Eventually, you learn and improve enough on that focus
area and meetat specific goal. Then you'll move
to a new theme or focus on the website performance roadmap to
start the cycle again. To recap, the Growth-Driven Design
methodology starts with planning and research in the strategy
phase, which concludes with the creation of a solid wishlist.
The wish list is built into the launch pad website. In this
stage, you're building a website that looks and performs
better than today but is a starting point for your website
success. Then you'll start the continuous improvement stage
where month-over- month your improving based over real user data. This process is a
great alternative to the existing nightmare of a launch,
with the "set-it- and-forget- it" process in traditional web
design. Now you're continuously improving, using
the website to help all aspects of the business grow and seeing
results each month. Of course, marketing and sales are layers
that live on top of Growth-Driven Design. Think of
Growth-Driven Design like a sports car, but you still need
gas for that sports car to go, and that's what marketing and sales are. To develop a
peak-performing growth business, you need all three working
together, as they're all interconnected and they all feed off
each other.

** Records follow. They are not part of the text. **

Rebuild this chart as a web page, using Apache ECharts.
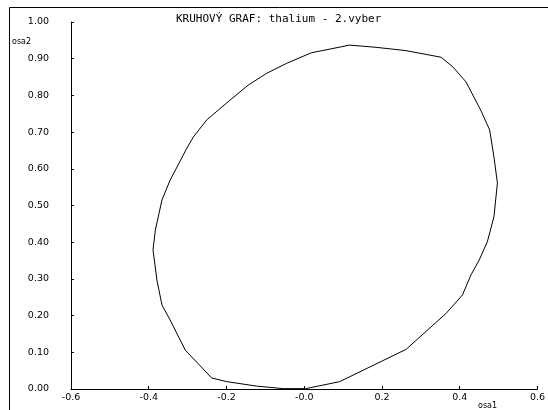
<!DOCTYPE html>
<html>
<head>
<meta charset="utf-8">
<script src="https://cdn.jsdelivr.net/npm/echarts@6/dist/echarts.min.js"></script>
<style>html,body{margin:0;padding:0;background:#fff}#c{width:548px;height:410px}</style>
</head>
<body>
<div id="c"></div>
<script>
var titleText = 'KRUHOVÝ GRAF: thalium - 2.vyber';
var xName = 'osa1';
var yName = 'osa2';
var xTickLabels = ['-0.6','-0.4','-0.2','-0.0','0.2','0.4','0.6'];
var yTickLabels = ['0.00','0.10','0.20','0.30','0.40','0.50','0.60','0.70','0.80','0.90','1.00'];
var osa1 = [0.004, 0.091, 0.262, 0.365, 0.407, 0.429, 0.450, 0.471, 0.488, 0.497, 0.488, 0.477, 0.454, 0.416, 0.382, 0.352, 0.262, 0.185, 0.117, 0.018, -0.046, -0.097, -0.144, -0.191, -0.251, -0.285, -0.302, -0.345, -0.366, -0.383, -0.389, -0.379, -0.366, -0.345, -0.306, -0.238, -0.199, -0.123, -0.054];
var osa2 = [0.001, 0.020, 0.108, 0.206, 0.256, 0.311, 0.351, 0.401, 0.469, 0.561, 0.633, 0.706, 0.760, 0.837, 0.878, 0.904, 0.922, 0.931, 0.937, 0.916, 0.887, 0.860, 0.828, 0.787, 0.733, 0.687, 0.656, 0.569, 0.515, 0.433, 0.379, 0.297, 0.229, 0.188, 0.106, 0.030, 0.020, 0.008, 0.001];

var pts = osa1.map(function (x, i) { return [x, osa2[i]]; });
pts.push(pts[0]);

var chart = echarts.init(document.getElementById('c'), null, {renderer: 'canvas'});
var tickFont = {fontFamily: 'DejaVu Sans', fontSize: 9.5, color: '#000'};
chart.setOption({
  animation: false,
  backgroundColor: '#fff',
  title: {
    text: titleText, left: 171, top: 9,
    textStyle: {fontFamily: 'DejaVu Sans Mono', fontSize: 11, fontWeight: 'normal', color: '#000'}
  },
  grid: {left: 71, right: 9, top: 22, bottom: 21, containLabel: false},
  xAxis: {
    type: 'value', min: -0.6, max: 0.6, interval: 0.2,
    axisLine: {show: true, onZero: false, lineStyle: {color: '#000', width: 1}},
    axisTick: {show: true, inside: true, length: 3, lineStyle: {color: '#000'}},
    splitLine: {show: false},
    axisLabel: Object.assign({margin: 4, formatter: function (v) {
      var i = Math.round((v + 0.6) / 0.2); return xTickLabels[i];
    }}, tickFont)
  },
  yAxis: {
    type: 'value', min: 0, max: 1, interval: 0.1,
    axisLine: {show: true, onZero: false, lineStyle: {color: '#000', width: 1}},
    axisTick: {show: true, inside: true, length: 3, lineStyle: {color: '#000'}},
    splitLine: {show: false},
    axisLabel: Object.assign({margin: 22, formatter: function (v) {
      var i = Math.round(v / 0.1); return yTickLabels[i];
    }}, tickFont)
  },
  graphic: [
    {type: 'rect', shape: {x: 9.5, y: 7.5, width: 700, height: 600}, style: {fill: 'none', stroke: '#000', lineWidth: 1}, silent: true},
    {type: 'text', left: 12, top: 38, style: {text: yName, font: '8px "DejaVu Sans"', fill: '#000'}},
    {type: 'text', left: 478, top: 402, style: {text: xName, font: '8px "DejaVu Sans"', fill: '#000'}}
  ],
  series: [{
    type: 'line', data: pts, showSymbol: false, smooth: false,
    lineStyle: {color: '#000', width: 1}
  }]
});
</script>
</body>
</html>
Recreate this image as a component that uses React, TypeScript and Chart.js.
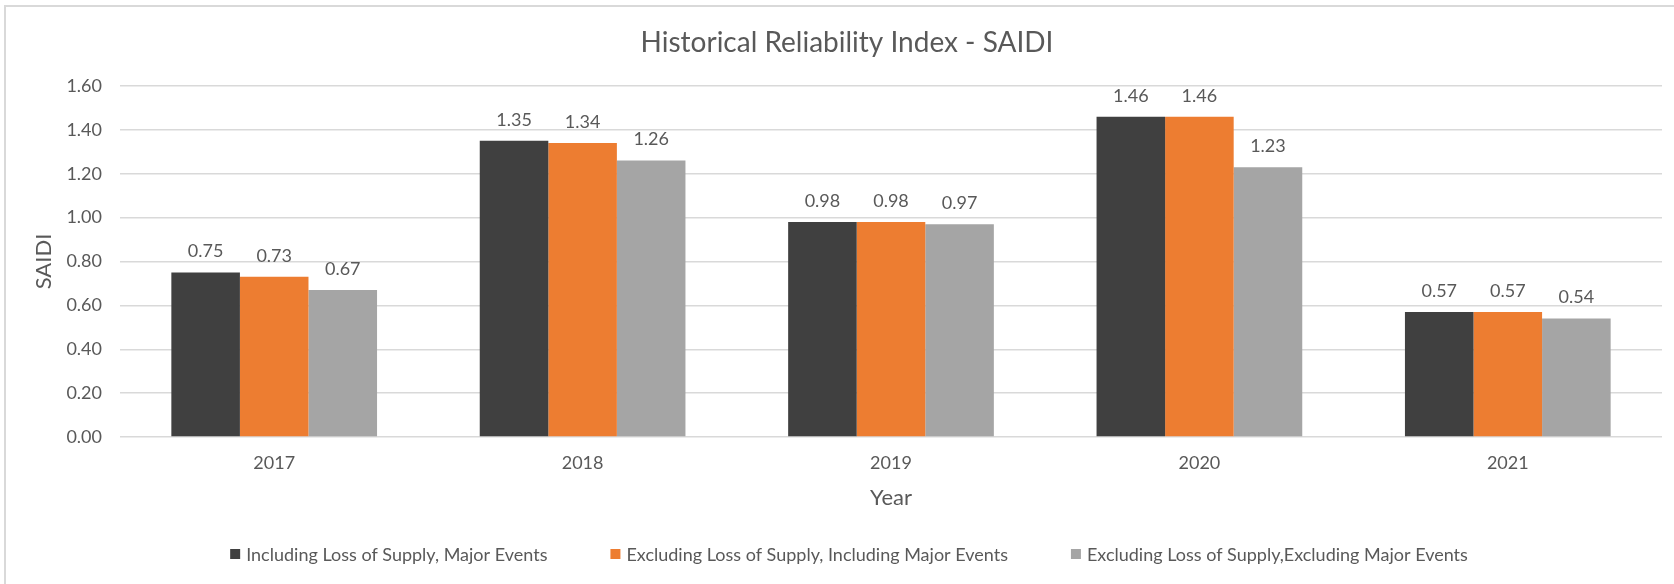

All of the challenges associated with the
broken traditional web design process are now solved with the
new playbook, Growth-Driven Design. This is the future of
web design and the playbook for building a peak-performing
website. Hopefully you're feeling inspired to grow as an
marketer, to grow as a web designer, to grow out of the
broken, traditional web design process and to start building
peak- performing websites using Growth-Driven Design. Let's
transform the world of web design together.